At Bald Mountain, the Company has received a record of decision from the U.S. Bureau of Land Management to allow for increased exploration activities and the mine's potential expansion.

The decision allows the Company to expand existing mine facilities and provides significant flexibility for future growth, such as additional heap leach capacity and a carbon adsorption plant, beyond what is required in the current mine plan. The decision, among other exploration activities, will also allow the Company to complete modest infill and metallurgical drilling to potentially increase the mine's mineral reserve estimate, and construct and operate new facilities in the North and South areas of the land package.

The Company is focused on developing two sets of deposits, the Vantage Complex and Yankee pits in the South area, and the Saga and Duke pits in the North area. Developing these deposits may substantially increase the current 1.1 million Au oz. mineral reserve estimate(1) at Bald Mountain and extend life of mine.

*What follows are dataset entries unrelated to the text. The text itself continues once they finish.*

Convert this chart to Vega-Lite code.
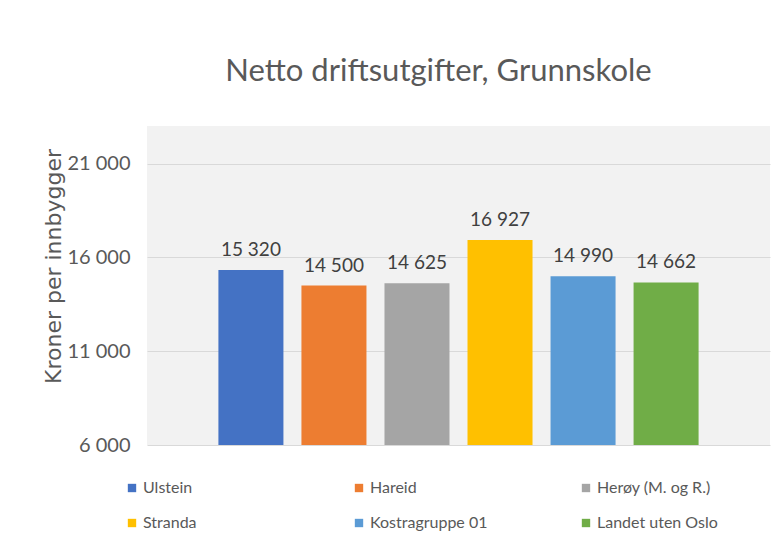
{
  "$schema": "https://vega.github.io/schema/vega-lite/v6.json",
  "autosize": {"type": "none"},
  "padding": {"left": 147, "top": 126, "right": 13, "bottom": 103},
  "width": 623,
  "height": 319,
  "background": "white",
  "config": {
    "locale": {"number": {"decimal": ",", "thousands": " ", "grouping": [3], "currency": ["", " kr"]}},
    "view": {"fill": "#f2f2f2", "stroke": null},
    "font": "Lato, sans-serif"
  },
  "title": {
    "text": "Netto driftsutgifter, Grunnskole",
    "anchor": "middle",
    "frame": "group",
    "offset": 38,
    "dx": -20,
    "fontSize": 31,
    "fontWeight": "normal",
    "color": "#595959",
    "font": "Lato, sans-serif"
  },
  "data": {
    "values": [
      {"kommune": "Ulstein", "verdi": 15320},
      {"kommune": "Hareid", "verdi": 14500},
      {"kommune": "Herøy (M. og R.)", "verdi": 14625},
      {"kommune": "Stranda", "verdi": 16927},
      {"kommune": "Kostragruppe 01", "verdi": 14990},
      {"kommune": "Landet uten Oslo", "verdi": 14662}
    ]
  },
  "encoding": {
    "x": {
      "field": "kommune",
      "type": "nominal",
      "sort": null,
      "axis": null,
      "scale": {"paddingInner": 0.217, "paddingOuter": 0.86}
    },
    "y": {
      "field": "verdi",
      "type": "quantitative",
      "scale": {"domain": [6000, 23000], "nice": false, "zero": false},
      "axis": {
        "values": [6000, 11000, 16000, 21000],
        "format": ",d",
        "title": "Kroner per innbygger",
        "titleFont": "DejaVu Sans",
        "titleFontSize": 22,
        "titleFontWeight": "normal",
        "titleColor": "#595959",
        "titleX": -94,
        "titleY": 140,
        "titleAngle": -90,
        "titleAlign": "center",
        "titleBaseline": "middle",
        "ticks": false,
        "domain": false,
        "labelPadding": 17,
        "labelFontSize": 20,
        "labelColor": "#595959",
        "gridColor": "#d9d9d9",
        "gridWidth": 1.2
      }
    }
  },
  "layer": [
    {
      "mark": {"type": "bar", "clip": true},
      "encoding": {
        "color": {
          "field": "kommune",
          "type": "nominal",
          "sort": null,
          "scale": {
            "domain": ["Ulstein", "Hareid", "Herøy (M. og R.)", "Stranda", "Kostragruppe 01", "Landet uten Oslo"],
            "range": ["#4472C4", "#ED7D31", "#A5A5A5", "#FFC000", "#5B9BD5", "#70AD47"]
          },
          "legend": {
            "title": null,
            "orient": "none",
            "legendX": -23,
            "legendY": 354,
            "direction": "horizontal",
            "columns": 3,
            "gridAlign": "all",
            "columnPadding": 87,
            "rowPadding": 19,
            "padding": 0,
            "symbolType": "square",
            "symbolSize": 70,
            "symbolStrokeWidth": 0,
            "labelOffset": 3,
            "labelFontSize": 16,
            "labelColor": "#595959",
            "labelLimit": 200
          }
        }
      }
    },
    {
      "mark": {"type": "text", "baseline": "alphabetic", "dy": -14, "fontSize": 19, "color": "#404040"},
      "encoding": {
        "text": {"field": "verdi", "type": "quantitative", "format": ",d"}
      }
    }
  ]
}
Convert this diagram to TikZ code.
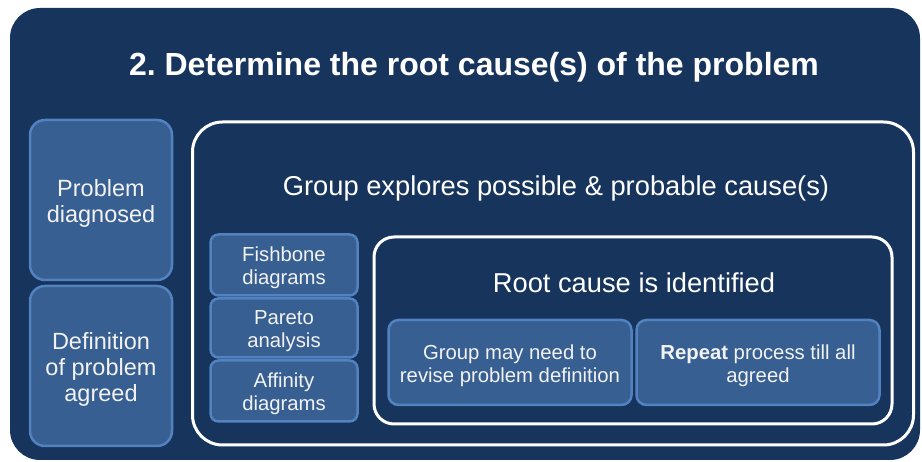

At Tasiast, the Company resumed normal mining and processing operation in mid-August, following the temporary suspension caused by the expatriate work permit issue. Two major construction contracts regarding earthworks and concrete works have also been awarded for the Phase One expansion project.

In its Q2 2016 results news release, Kinross announced that the Company and the Government of Mauritania resolved the expatriate work permit issue as part of reaching a mutually acceptable "Mauritanization" plan to increase the number of local workers who have the necessary skills and experience to work at Tasiast, a requirement under Mauritanian law. As well, labour negotiations respecting the Company's collective labour agreement at Tasiast are expected to recommence in the next two weeks.


At Maricunga, the Company has placed the mine into suspension. As previously disclosed, due to other capital priorities in its global portfolio, the Company decided to suspend mining at Maricunga in Q4 2016.

The suspension was implemented earlier than planned after a judicial decision in Chile concluded that the country's environmental regulatory authority's (SMA) revised June 24, 2016 sanction was enforceable. The sanction, among other things, substantially reduced water pumping at Maricunga, which caused the mine to suspend mining and crushing activities and curtail processing at the end of July 2016. The advanced timing of suspension at Maricunga is not expected to affect the Company's 2016 production and cost guidance.

Kinross continues to vigorously oppose the SMA's unprecedented actions and has various appeals pending with Chile's Environmental Tribunal. The Company disagrees with the original resolution on which the subsequent SMA orders are based, as it is technically and legally flawed and relies on contested scientific findings. Kinross is committed to responsible environmental management and has taken numerous measures and performed various studies over the years to understand the causes of the current situation and mitigate impacts of its water use. The Atacama Region, where Maricunga is located, has also suffered from a protracted drought for many years, resulting in a drop in groundwater levels across the region that is unrelated to the mine's operations.

As a result of the suspension, the Company is reducing its mining and crushing workforce at Maricunga by approximately 300 employees. Kinross will continue to explore further permitting efforts and review the operation and its mineral resource model to consider possible options for re-starting mining. The Company continues to advance permitting efforts at the nearby La Coipa project with exploration work also continuing this year.

At December 31, 2015, the Maricunga mine had estimated proven and probable mineral reserves of 1.042 million ounces, estimated measured and indicated mineral resources of 4.275 million ounces and estimated inferred mineral resources of 1.053 million ounces1. The mineral reserve estimates were prepared using a $1,200 per ounce gold price, and the mineral resource estimates were prepared using a $1,400 per ounce gold price.